DATASET CONTENT:
——

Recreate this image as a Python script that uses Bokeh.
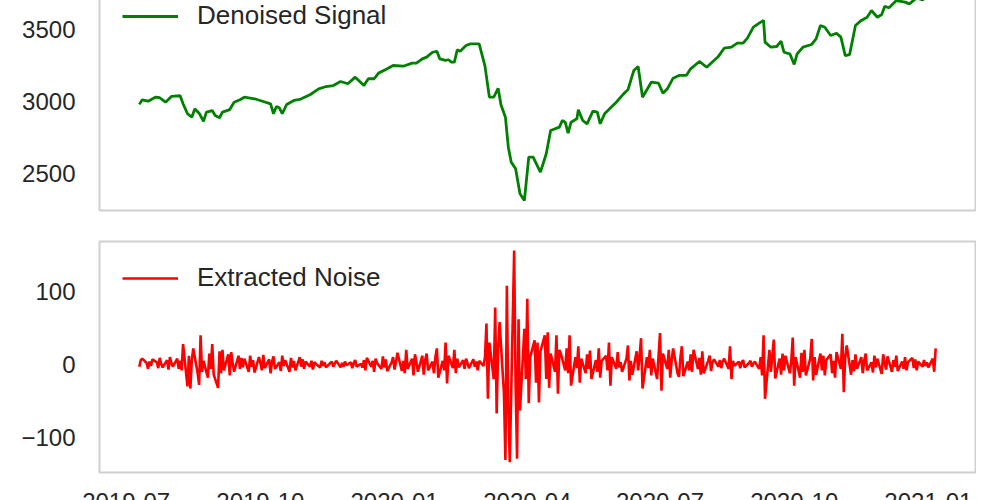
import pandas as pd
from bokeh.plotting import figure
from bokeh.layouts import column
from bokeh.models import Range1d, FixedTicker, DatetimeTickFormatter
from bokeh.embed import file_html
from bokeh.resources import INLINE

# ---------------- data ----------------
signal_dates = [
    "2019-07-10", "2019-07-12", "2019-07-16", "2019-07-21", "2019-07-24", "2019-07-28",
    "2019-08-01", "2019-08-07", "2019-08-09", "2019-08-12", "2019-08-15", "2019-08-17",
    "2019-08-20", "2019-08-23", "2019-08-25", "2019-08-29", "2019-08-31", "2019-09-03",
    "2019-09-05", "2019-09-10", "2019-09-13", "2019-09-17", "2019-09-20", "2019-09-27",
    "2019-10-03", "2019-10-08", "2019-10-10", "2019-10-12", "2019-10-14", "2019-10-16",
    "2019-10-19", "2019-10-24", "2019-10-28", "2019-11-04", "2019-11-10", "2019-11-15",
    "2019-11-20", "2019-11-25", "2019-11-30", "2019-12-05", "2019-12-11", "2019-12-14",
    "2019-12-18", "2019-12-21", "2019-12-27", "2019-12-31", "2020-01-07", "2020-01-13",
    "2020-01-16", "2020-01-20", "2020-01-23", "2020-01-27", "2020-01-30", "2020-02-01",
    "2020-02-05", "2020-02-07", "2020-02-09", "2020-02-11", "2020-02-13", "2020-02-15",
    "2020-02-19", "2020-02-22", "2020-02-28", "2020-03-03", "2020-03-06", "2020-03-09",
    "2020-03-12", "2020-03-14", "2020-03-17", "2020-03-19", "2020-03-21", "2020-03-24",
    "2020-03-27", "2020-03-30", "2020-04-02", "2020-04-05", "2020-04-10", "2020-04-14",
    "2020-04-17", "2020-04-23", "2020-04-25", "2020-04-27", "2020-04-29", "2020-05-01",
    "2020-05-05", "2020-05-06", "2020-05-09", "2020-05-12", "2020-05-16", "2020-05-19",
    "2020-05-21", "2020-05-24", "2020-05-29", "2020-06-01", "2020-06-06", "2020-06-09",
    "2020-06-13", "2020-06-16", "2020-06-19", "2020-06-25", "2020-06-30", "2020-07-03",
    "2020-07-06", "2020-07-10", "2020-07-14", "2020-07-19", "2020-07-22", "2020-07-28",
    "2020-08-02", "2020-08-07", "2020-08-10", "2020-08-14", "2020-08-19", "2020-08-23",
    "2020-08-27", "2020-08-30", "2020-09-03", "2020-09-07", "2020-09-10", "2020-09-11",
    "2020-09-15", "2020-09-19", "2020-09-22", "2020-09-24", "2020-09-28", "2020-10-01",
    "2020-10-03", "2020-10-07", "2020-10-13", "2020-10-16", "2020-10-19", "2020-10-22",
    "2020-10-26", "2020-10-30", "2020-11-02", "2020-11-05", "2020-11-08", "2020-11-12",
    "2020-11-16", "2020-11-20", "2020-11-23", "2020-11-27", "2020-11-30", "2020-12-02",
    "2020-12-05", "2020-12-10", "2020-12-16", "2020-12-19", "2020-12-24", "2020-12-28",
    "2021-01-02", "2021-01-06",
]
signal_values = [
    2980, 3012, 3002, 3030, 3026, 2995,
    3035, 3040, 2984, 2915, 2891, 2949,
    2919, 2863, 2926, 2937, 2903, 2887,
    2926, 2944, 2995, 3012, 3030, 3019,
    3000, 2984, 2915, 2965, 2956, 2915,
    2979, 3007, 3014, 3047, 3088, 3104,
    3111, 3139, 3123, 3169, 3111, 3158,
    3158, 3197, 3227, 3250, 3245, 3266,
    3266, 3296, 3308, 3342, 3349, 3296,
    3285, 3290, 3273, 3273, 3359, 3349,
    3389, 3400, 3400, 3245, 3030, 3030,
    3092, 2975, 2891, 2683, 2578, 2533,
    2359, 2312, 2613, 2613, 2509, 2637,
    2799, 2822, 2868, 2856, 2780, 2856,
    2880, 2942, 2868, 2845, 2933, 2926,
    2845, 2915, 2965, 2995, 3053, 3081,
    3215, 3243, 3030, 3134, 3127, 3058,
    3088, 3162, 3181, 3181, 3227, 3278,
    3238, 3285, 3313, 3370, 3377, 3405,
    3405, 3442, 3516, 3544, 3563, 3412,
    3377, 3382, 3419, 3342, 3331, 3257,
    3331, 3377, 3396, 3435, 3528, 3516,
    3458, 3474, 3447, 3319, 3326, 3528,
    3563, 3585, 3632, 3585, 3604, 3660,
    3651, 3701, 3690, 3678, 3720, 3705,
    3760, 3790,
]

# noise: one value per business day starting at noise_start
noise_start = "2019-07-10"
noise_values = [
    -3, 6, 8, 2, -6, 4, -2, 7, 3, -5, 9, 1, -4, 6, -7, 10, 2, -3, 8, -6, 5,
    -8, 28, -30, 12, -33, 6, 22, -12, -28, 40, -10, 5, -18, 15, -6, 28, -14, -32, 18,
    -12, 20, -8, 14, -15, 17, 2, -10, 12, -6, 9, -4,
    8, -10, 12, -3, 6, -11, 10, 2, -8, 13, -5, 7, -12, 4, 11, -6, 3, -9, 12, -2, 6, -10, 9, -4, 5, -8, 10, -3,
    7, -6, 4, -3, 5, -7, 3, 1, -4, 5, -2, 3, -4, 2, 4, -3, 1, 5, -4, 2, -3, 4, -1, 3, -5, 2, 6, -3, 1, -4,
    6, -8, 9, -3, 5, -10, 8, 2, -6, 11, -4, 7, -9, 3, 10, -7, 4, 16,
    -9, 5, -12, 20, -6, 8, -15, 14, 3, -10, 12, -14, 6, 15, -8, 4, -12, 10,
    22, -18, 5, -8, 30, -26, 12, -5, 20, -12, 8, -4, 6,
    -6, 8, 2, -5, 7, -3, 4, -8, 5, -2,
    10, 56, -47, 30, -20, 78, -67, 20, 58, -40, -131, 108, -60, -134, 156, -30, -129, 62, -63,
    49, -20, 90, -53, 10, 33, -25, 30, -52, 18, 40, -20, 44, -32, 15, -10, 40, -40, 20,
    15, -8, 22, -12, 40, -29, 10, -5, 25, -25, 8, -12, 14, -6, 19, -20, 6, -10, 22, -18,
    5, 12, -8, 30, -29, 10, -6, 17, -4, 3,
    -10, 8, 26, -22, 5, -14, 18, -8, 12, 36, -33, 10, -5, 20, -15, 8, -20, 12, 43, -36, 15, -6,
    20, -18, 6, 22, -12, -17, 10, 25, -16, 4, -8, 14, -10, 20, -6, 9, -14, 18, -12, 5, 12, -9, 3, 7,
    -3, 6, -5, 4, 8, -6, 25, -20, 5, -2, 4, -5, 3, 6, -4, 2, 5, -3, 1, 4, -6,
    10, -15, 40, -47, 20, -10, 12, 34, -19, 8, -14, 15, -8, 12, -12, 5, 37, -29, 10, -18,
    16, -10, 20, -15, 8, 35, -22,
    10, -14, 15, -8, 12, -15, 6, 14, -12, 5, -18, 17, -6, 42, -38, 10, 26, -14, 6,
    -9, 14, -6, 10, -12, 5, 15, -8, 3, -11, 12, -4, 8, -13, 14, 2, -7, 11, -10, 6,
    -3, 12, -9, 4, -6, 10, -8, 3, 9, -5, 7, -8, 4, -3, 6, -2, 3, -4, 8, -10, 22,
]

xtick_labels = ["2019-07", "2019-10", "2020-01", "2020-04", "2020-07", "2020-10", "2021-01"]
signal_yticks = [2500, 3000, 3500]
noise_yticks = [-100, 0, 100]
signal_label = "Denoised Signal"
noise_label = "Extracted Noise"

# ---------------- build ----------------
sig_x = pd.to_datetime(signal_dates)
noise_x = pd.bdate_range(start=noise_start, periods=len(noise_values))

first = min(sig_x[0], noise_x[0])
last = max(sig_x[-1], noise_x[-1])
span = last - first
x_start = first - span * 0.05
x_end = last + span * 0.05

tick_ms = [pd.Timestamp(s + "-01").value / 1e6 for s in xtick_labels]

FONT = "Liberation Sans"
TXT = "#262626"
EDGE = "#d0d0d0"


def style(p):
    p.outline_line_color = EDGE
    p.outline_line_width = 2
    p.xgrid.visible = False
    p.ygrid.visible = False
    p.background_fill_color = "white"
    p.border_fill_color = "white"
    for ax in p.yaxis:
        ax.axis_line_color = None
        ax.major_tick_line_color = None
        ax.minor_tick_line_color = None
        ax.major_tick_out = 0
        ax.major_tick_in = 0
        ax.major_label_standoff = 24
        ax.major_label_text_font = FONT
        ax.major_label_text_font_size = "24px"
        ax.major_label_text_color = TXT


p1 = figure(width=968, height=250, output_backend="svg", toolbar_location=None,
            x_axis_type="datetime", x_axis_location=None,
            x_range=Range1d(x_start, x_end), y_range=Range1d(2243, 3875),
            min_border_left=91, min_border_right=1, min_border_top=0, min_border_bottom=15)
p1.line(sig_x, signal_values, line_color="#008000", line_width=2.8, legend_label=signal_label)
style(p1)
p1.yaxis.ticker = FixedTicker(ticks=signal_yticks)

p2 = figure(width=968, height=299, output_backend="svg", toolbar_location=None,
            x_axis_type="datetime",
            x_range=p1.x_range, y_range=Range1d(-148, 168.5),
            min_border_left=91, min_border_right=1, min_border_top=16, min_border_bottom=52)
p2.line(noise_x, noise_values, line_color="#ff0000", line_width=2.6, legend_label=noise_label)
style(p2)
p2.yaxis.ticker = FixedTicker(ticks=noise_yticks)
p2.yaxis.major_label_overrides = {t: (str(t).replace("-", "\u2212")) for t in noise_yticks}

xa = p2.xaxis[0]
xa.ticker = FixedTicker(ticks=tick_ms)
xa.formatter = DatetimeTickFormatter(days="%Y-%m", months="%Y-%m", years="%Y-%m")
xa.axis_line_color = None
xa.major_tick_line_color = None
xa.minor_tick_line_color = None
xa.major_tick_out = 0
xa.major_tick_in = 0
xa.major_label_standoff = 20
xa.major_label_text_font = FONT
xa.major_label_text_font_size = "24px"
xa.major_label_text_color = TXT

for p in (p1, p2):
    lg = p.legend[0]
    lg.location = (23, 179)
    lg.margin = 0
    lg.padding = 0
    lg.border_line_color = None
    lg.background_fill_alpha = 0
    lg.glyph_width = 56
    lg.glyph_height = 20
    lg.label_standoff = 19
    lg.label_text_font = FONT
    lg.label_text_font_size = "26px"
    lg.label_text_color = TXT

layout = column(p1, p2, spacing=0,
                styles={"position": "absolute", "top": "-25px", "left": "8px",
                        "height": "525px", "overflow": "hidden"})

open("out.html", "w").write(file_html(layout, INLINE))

——

Copy exactly the lines running from the beginning of the listing through the line that has "from bokeh.resources import INLINE". Drop the pictures.

Recreate this image as a Python script that uses Bokeh.
import pandas as pd
from bokeh.plotting import figure
from bokeh.layouts import column
from bokeh.models import Range1d, FixedTicker, DatetimeTickFormatter
from bokeh.embed import file_html
from bokeh.resources import INLINE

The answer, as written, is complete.